The thought of no coffee is daunting. I can already feel the headache of withdrawal. Which makes me think I should probably do a trial cleanse before the upcoming workshop. Starting with Kitchari. So I made it today, adapting the recipe that that Hobson shared in the link, above. While I wouldn’t serve it at a dinner party, it’s actually quite tasty. And supremely comforting. Here’s what I did.

4 T. coconut oil
1 head cauliflower, separated into florets
1 T. black mustard seeds
1T. mustard seeds
1 2-inch piece of fresh ginger, peeled and minced
1 T. turmeric
1 heaping t. ground cumin
1/2 t. cardamon
1/2 t. cinnamon
1/2 t. coarsely ground black pepper
1 c. dry green mung beans
1 c. brown basmati rice
5 c. water
1″ piece kombu
1 T. pink Himalayan (or kosher) salt, or to taste

1. Rinse the beans, place them in a bowl, and cover with warm water. Set aside to soak.

2. Heat 1 T. coconut oil in a large skillet over medium high heat. Spread a layer of cauliflower florets in the skillet, leaving room around the pieces, and cook for about 10 minutes, turning occasionally, until lightly browned. You’ll probably need to cook the cauliflower in two batches. Add a couple of tablespoons of water to the pan if it starts to get too brown.

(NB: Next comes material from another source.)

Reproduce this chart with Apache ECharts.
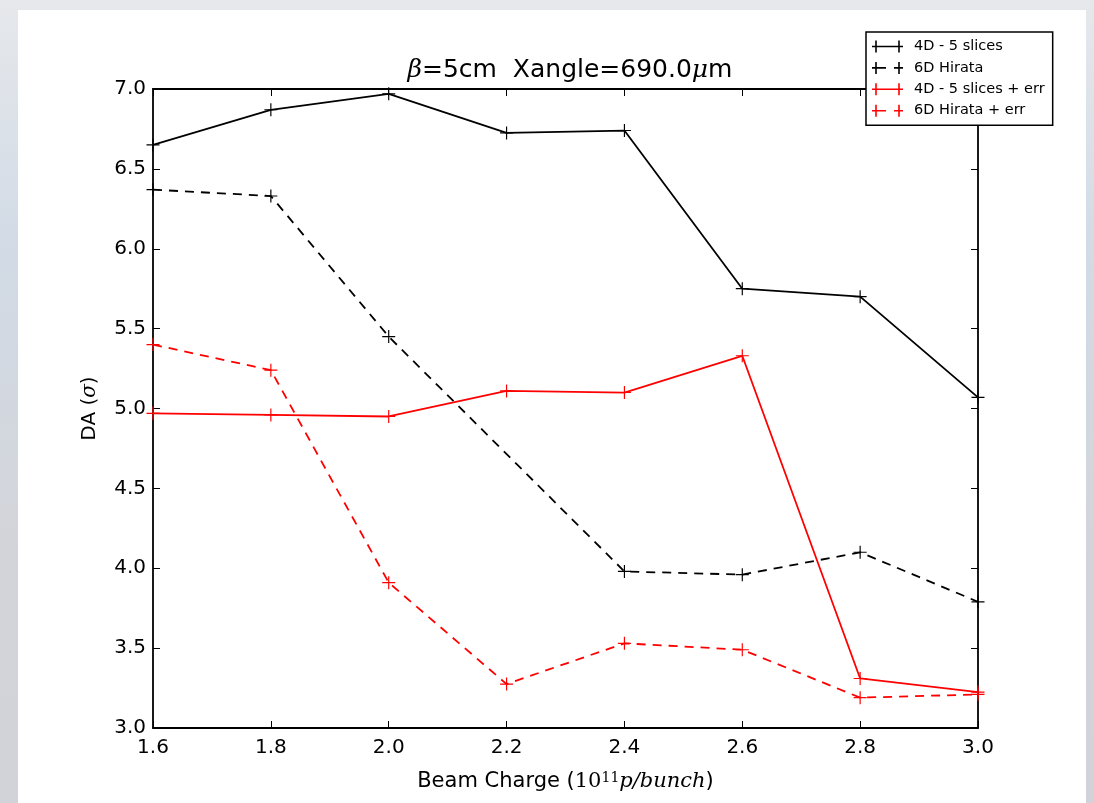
<!DOCTYPE html>
<html>
<head>
<meta charset="utf-8">
<script src="https://cdn.jsdelivr.net/npm/echarts@6/dist/echarts.min.js"></script>
<style>
html,body{margin:0;padding:0;width:1094px;height:803px;overflow:hidden;}
body{background:linear-gradient(180deg,#e6e8eb 0%,#d2dbe6 30%,#d3d4d9 70%,#d2d3d8 100%);}
#panel{position:absolute;left:18px;top:10px;width:1068px;height:793px;background:#ffffff;}
#chart{position:absolute;left:0;top:0;width:1094px;height:803px;}
</style>
</head>
<body>
<div id="panel"></div>
<div id="chart"></div>
<script>
// ---- data ----
const beamCharge = [1.6, 1.8, 2.0, 2.2, 2.4, 2.6, 2.8, 3.0];
const da4D       = [6.65, 6.87, 6.97, 6.725, 6.74, 5.75, 5.70, 5.07];
const da6D       = [6.37, 6.33, 5.45, null, 3.98, 3.96, 4.10, 3.79];
const da4DErr    = [4.97, 4.96, 4.95, 5.11, 5.10, 5.33, 3.31, 3.225];
const da6DErr    = [5.40, 5.24, 3.91, 3.275, 3.53, 3.49, 3.19, 3.21];
const seriesNames = ['4D - 5 slices', '6D Hirata', '4D - 5 slices + err', '6D Hirata + err'];
const xTicks = [1.6, 1.8, 2.0, 2.2, 2.4, 2.6, 2.8, 3.0];
const yTicks = [3.0, 3.5, 4.0, 4.5, 5.0, 5.5, 6.0, 6.5, 7.0];

const plusSymbol = 'path://M-0.09,-1L0.09,-1L0.09,-0.09L1,-0.09L1,0.09L0.09,0.09L0.09,1L-0.09,1L-0.09,0.09L-1,0.09L-1,-0.09L-0.09,-0.09Z';
const iconSolid = 'path://M0,5.2L31,5.2L31,6.8L0,6.8Z M3.2,0L4.8,0L4.8,12L3.2,12Z M26.2,0L27.8,0L27.8,12L26.2,12Z';
const iconDashed = 'path://M0,5.2L14,5.2L14,6.8L0,6.8Z M22,5.2L31,5.2L31,6.8L22,6.8Z M3.2,0L4.8,0L4.8,12L3.2,12Z M26.2,0L27.8,0L27.8,12L26.2,12Z';

function pairs(ys) { return beamCharge.map((x, i) => [x, ys[i]]); }

const FONT = 'DejaVu Sans';
function mkSeries(name, ys, color, dashed) {
  return {
    name: name, type: 'line', data: pairs(ys), connectNulls: true,
    symbol: plusSymbol, symbolSize: 13, showSymbol: true,
    itemStyle: { color: color, borderWidth: 0 },
    lineStyle: { color: color, width: 1.8, type: dashed ? [9, 7] : 'solid' },
    emphasis: { disabled: true }, animation: false, clip: false
  };
}

const chart = echarts.init(document.getElementById('chart'), null, { renderer: 'canvas' });
const axisCommon = {
  type: 'value', splitLine: { show: false },
  axisLine: { show: true, onZero: false, lineStyle: { color: '#000', width: 1.8 } },
  axisTick: { show: true, inside: true, length: 7, lineStyle: { color: '#000', width: 1 } }
};
chart.setOption({
  backgroundColor: 'transparent',
  animation: false,
  textStyle: { fontFamily: FONT },
  title: {
    text: '{i|β}=5cm  Xangle=690.0{i|μ}m',
    left: 565, top: 53, textAlign: 'center',
    textStyle: {
      fontFamily: FONT, fontSize: 25, fontWeight: 'normal', color: '#000',
      rich: { i: { fontFamily: 'DejaVu Serif', fontStyle: 'italic', fontSize: 25, color: '#000' } }
    }
  },
  legend: {
    orient: 'vertical', left: 866, top: 32,
    padding: [7, 8, 7, 6],
    backgroundColor: '#fff', borderColor: '#000', borderWidth: 1.5,
    itemWidth: 31, itemHeight: 12, itemGap: 6.4,
    itemStyle: { borderWidth: 0 },
    textStyle: { fontFamily: FONT, fontSize: 14.5, color: '#000', padding: [0, 0, 0, 6] },
    data: [
      { name: seriesNames[0], icon: iconSolid },
      { name: seriesNames[1], icon: iconDashed },
      { name: seriesNames[2], icon: iconSolid },
      { name: seriesNames[3], icon: iconDashed }
    ]
  },
  grid: { left: 153, top: 89, right: 116, bottom: 75, containLabel: false },
  xAxis: [
    Object.assign({}, axisCommon, {
      position: 'bottom', min: 1.6, max: 3.0, interval: 0.2,
      axisLabel: { color: '#000', fontSize: 20, fontFamily: FONT, margin: 10,
        formatter: v => v.toFixed(1) },
      name: 'Beam Charge ({m|10}{sup|11}{mi|p/bunch})',
      nameLocation: 'middle', nameGap: 43,
      nameTextStyle: { color: '#000', fontSize: 21, fontFamily: FONT,
        rich: {
          m: { fontFamily: 'DejaVu Serif', fontSize: 21, color: '#000' },
          sup: { fontFamily: 'DejaVu Serif', fontSize: 14, color: '#000', verticalAlign: 'top', lineHeight: 22 },
          mi: { fontFamily: 'DejaVu Serif', fontStyle: 'italic', fontSize: 21, color: '#000' }
        } }
    }),
    Object.assign({}, axisCommon, {
      position: 'top', min: 1.6, max: 3.0, interval: 0.2,
      axisLabel: { show: false }
    })
  ],
  yAxis: [
    Object.assign({}, axisCommon, {
      position: 'left', min: 3.0, max: 7.0, interval: 0.5,
      axisLabel: { color: '#000', fontSize: 20, fontFamily: FONT, margin: 7,
        formatter: v => v.toFixed(1) },
      name: 'DA ({i|σ})', nameLocation: 'middle', nameGap: 53, nameRotate: 90,
      nameTextStyle: { color: '#000', fontSize: 20, fontFamily: FONT,
        rich: { i: { fontFamily: 'DejaVu Serif', fontStyle: 'italic', fontSize: 20, color: '#000' } } }
    }),
    Object.assign({}, axisCommon, {
      position: 'right', min: 3.0, max: 7.0, interval: 0.5,
      axisLabel: { show: false }
    })
  ],
  series: [
    mkSeries(seriesNames[0], da4D, '#000000', false),
    mkSeries(seriesNames[1], da6D, '#000000', true),
    mkSeries(seriesNames[2], da4DErr, '#ff0000', false),
    mkSeries(seriesNames[3], da6DErr, '#ff0000', true)
  ]
});
</script>
</body>
</html>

3. Meanwhile, heat the remaining coconut oil in a medium or large saucepan over medium heat. Add the seeds and heat until they start to pop. Drain the beans. Add the ginger, herbs, beans, and rice to the mustard seeds in coconut oil and cook, stirring, for a minute or two, until the herbs are fragrant. Add the water and kombu. Bring to a boil, reduce the heat to a simmer, add the cauliflower, cover, and cook for approximately 40 minutes. Stir in salt. Serve!

Intentions

Today marks exactly one year since I started this blog. A year of not being afraid to fail. Or, rather, trying despite the fear. Because despite what Yoda said, trying is doing. (http://bit.ly/18Zte7X)

A year ago I started out full speed, overflowing with energy and ideas and expectations about how things would be. Daily posts lasted, what, a month? Or maybe it took less time than that for me to slow down, eventually being lucky to post weekly. Although I could, I’m not going to look it up right now. Because it doesn’t matter. What matters is that I accomplished the larger goal. Dreamsofmyfava exists. You read it. A fact for which I am deeply grateful every day. Truly.

I’m not cooking today.  And I’m not going to post a recipe. Because (a) my freezer is full of food I’ve made over the past month; and (b) I want to spend time hanging out with two of my dearest friends, who are in town for a very short visit. So my plan for today is to pull some buckwheat waffles with pecans out from the freezer (http://bit.ly/1g0Eimk) and relax with my friends until it’s time for them to leave. Then, afterward, maybe practice yoga on my own. Set some intentions for the new year. Eat some more food from my freezer. Above all, whatever the days holds, to stay present in each moment, as it is. Open.

Although I’m not cooking or posting about food today, I decided to write anyway, while they’re still sleeping, because I wanted to thank you for helping me make this happen, for reading what I write, trying out the recipes, sharing in this process. This year my plan is to follow through on the idea that started this project and write a cookbook. Make something tangible, a compendium of recipes and information about cooking and eating beans. That will maybe also be about some of my experiences over these past couple of years, things I’ve noticed as I went through a divorce, got serious about my yoga practice, started improv, and started to open up.

Honestly, I’m not sure how that’s going to happen. It may not. We’ll see. What I am sure of is that the process of trying is what matters. That I will learn something along the way, that I will grow. Which is, as best as I’ve been able to figure out, the point of being alive. Doing your best, day after day after day. Happy Near Year. I hope 2014 is good to you. That you love and are loved until your heart cracks wide open and stays that way so that you are overflowing with  and in love. Life is good that way. Even when it’s hard. Peace.